Существует два предельных взгляда на связь искусства и науки: Один – пережиток интеллектуализма XVIII века – заключается в том, что искусство как будто сводится к науке. Современный художник – это своего рода психолог, натуралист и социолог, описывающий в своих произведениях моральные явления, классифицирующий и объясняющий их подобно Кювье или Жуффруа Сент-Илеру. Так говорит о себе Бальзак в предисловии к своей грандиозной (97 томов) «Comédie Humaine». Презрительно называя ученых – «pures abstractifs», он самого себя величает «docteur des sciences sociales». Те же идеи повторяет Золя в «Le roman expérimental». У немецких романтиков-мистиков выступает другая идея, что наука как будто сводится к искусству. Эта, намечаемая еще Шиллером, мысль у мистика Шеллинга находит полное выражение.

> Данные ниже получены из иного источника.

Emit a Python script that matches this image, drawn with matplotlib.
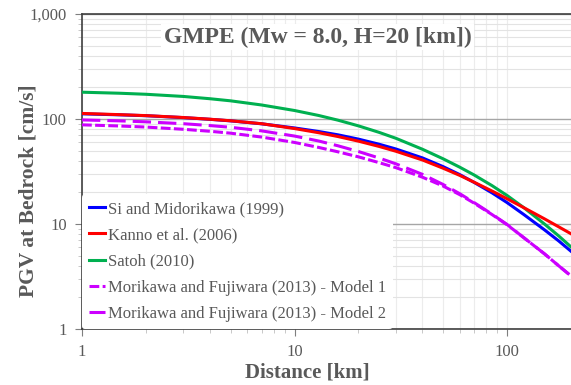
import matplotlib.pyplot as plt
from matplotlib.ticker import FuncFormatter, LogLocator, NullFormatter

# distance [km]
distance = [1, 1.5, 2, 3, 4, 5, 7, 10, 13, 16, 20, 25, 30, 40, 50, 60, 70, 85,
            100, 120, 150, 175, 200]

# PGV at bedrock [cm/s]
si_midorikawa = [112, 109.6, 107.5, 103.1, 99.3, 96.0, 90.0, 82.2, 76.0, 70.7,
                 64.3, 57.5, 51.8, 42.6, 35.2, 29.5, 24.9, 19.8, 16.0, 12.3,
                 8.8, 6.9, 5.5]
kanno = [113, 110, 107.7, 103.3, 99.5, 96.2, 90.2, 81.1, 74.0, 68.1, 61.5,
         54.8, 49.3, 40.7, 34.0, 29.0, 25.0, 20.6, 17.4, 14.3, 11.2, 9.4, 8.07]
satoh = [180, 176, 172, 164, 156, 149, 136, 120.5, 108, 97.5, 86, 74.6, 65.5,
         51.5, 41.8, 34.7, 29.3, 23.2, 18.7, 14.3, 10.0, 7.7, 6.05]
morikawa_m1 = [88, 85.8, 83.8, 79.8, 76.4, 73.3, 67.3, 59.8, 53.6, 48.7, 43.6,
               38.4, 34.4, 27.9, 23.0, 19.0, 15.8, 12.3, 9.85, 7.4, 5.2, 4.0,
               3.2]
morikawa_m2 = [98, 96, 94, 90.2, 86.6, 83.4, 77.1, 68.8, 61.7, 55.6, 49.0, 42.5,
               37.4, 29.7, 23.8, 19.4, 16.0, 12.4, 9.9, 7.4, 5.2, 4.0, 3.2]

labels = [
    "Si and Midorikawa (1999)",
    "Kanno et al. (2006)",
    "Satoh (2010)",
    "Morikawa and Fujiwara (2013) - Model 1",
    "Morikawa and Fujiwara (2013) - Model 2",
]

plt.rcParams["font.family"] = ["Liberation Serif", "DejaVu Serif"]
GRAY = "#595959"

fig = plt.figure(figsize=(5.71, 3.85), dpi=100)
ax = fig.add_axes([0.1436, 0.1455, 0.8564, 0.8181])

lw = 2.2
ax.plot(distance, si_midorikawa, color="#0000ff", lw=lw, label=labels[0], zorder=3)
ax.plot(distance, kanno, color="#ff0000", lw=lw, label=labels[1], zorder=4)
ax.plot(distance, satoh, color="#00b050", lw=lw, label=labels[2], zorder=3)
ax.plot(distance, morikawa_m1, color="#cc00ff", lw=lw, ls=(0, (3.2, 1.1)),
        label=labels[3], zorder=3)
ax.plot(distance, morikawa_m2, color="#cc00ff", lw=lw, ls=(0, (6, 2.3)),
        label=labels[4], zorder=3)

ax.set_xscale("log")
ax.set_yscale("log")
ax.set_xlim(1, 200)
ax.set_ylim(1, 1000)

ax.xaxis.set_major_locator(LogLocator(base=10))
ax.yaxis.set_major_locator(LogLocator(base=10))
ax.xaxis.set_minor_locator(LogLocator(base=10, subs=range(2, 10)))
ax.yaxis.set_minor_locator(LogLocator(base=10, subs=range(2, 10)))
ax.xaxis.set_minor_formatter(NullFormatter())
ax.yaxis.set_minor_formatter(NullFormatter())
fmt = FuncFormatter(lambda v, _: f"{v:,.0f}")
ax.xaxis.set_major_formatter(fmt)
ax.yaxis.set_major_formatter(fmt)

ax.grid(True, which="minor", axis="y", color="#e3e3e3", lw=0.8)
ax.grid(True, which="major", axis="y", color="#a6a6a6", lw=1.0)
ax.grid(True, which="both", axis="x", color="#ececec", lw=0.8)
ax.set_axisbelow(True)

ax.tick_params(which="major", length=5, color="#7f7f7f", labelsize=12,
               labelcolor=GRAY, pad=6)
ax.tick_params(which="minor", length=3, color="#bfbfbf")

for side in ("left", "bottom", "top"):
    ax.spines[side].set_color("#404040")
    ax.spines[side].set_linewidth(1.2)
ax.spines["right"].set_visible(False)

ax.set_xlabel("Distance [km]", fontsize=15, fontweight="bold", color=GRAY)
ax.set_ylabel("PGV at Bedrock [cm/s]", fontsize=15.5, fontweight="bold",
              color=GRAY)
ax.xaxis.set_label_coords(0.46, -0.108)
ax.yaxis.set_label_coords(-0.088, 0.44)

ax.text(0.482, 0.927, "GMPE (Mw = 8.0, H=20 [km])", transform=ax.transAxes,
        ha="center", va="center", fontsize=17, fontweight="bold", color=GRAY,
        bbox=dict(facecolor="white", edgecolor="none", pad=2), zorder=5)

leg = ax.legend(loc="lower left", bbox_to_anchor=(0, 0), frameon=True,
                fontsize=12, handlelength=1.0, handletextpad=0.15,
                labelspacing=0.62, borderaxespad=0.0, borderpad=0.4)
leg.get_frame().set_facecolor("white")
leg.get_frame().set_edgecolor("none")
leg.get_frame().set_alpha(1)
for t in leg.get_texts():
    t.set_color(GRAY)

fig.savefig("out.png", dpi=100)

Шиллер говорит об ученом:
Wenn seine Wissenschaft der Schönheit zugereifet,Zum Kunstwerk wird geadelt esein[8].А Шеллинг прямо утверждает, что в будущем рассуждения науки сменятся интуитивным артистическим познанием художника… Поэтому для мистиков ценность научных теорий, «порожденных механической деятельностью рассудка, а не творческим гением, который свойственен только сфере искусства», ниже ценности искусства, которое одно дает нечто вечное, непреходящее, абсолютно ценное. Весьма любопытно, что эту идею мистиков разделяют и скептики, например отец новейшего скептицизма Юм. Это психологически вполне понятно, так как и у мистиков, и у скептиков общий враг – человеческий разум – Hure Vernunft, как выражался Лютер, или Vernunft Pest, как говорил Песталоцци.
Андре Жид считал, что любой чувственный феномен – символ какой-либо истины и что его единственное назначение – явить эту истину. Проблема лишь в том, чтобы не подменять бытие истины собственным бытием поэта.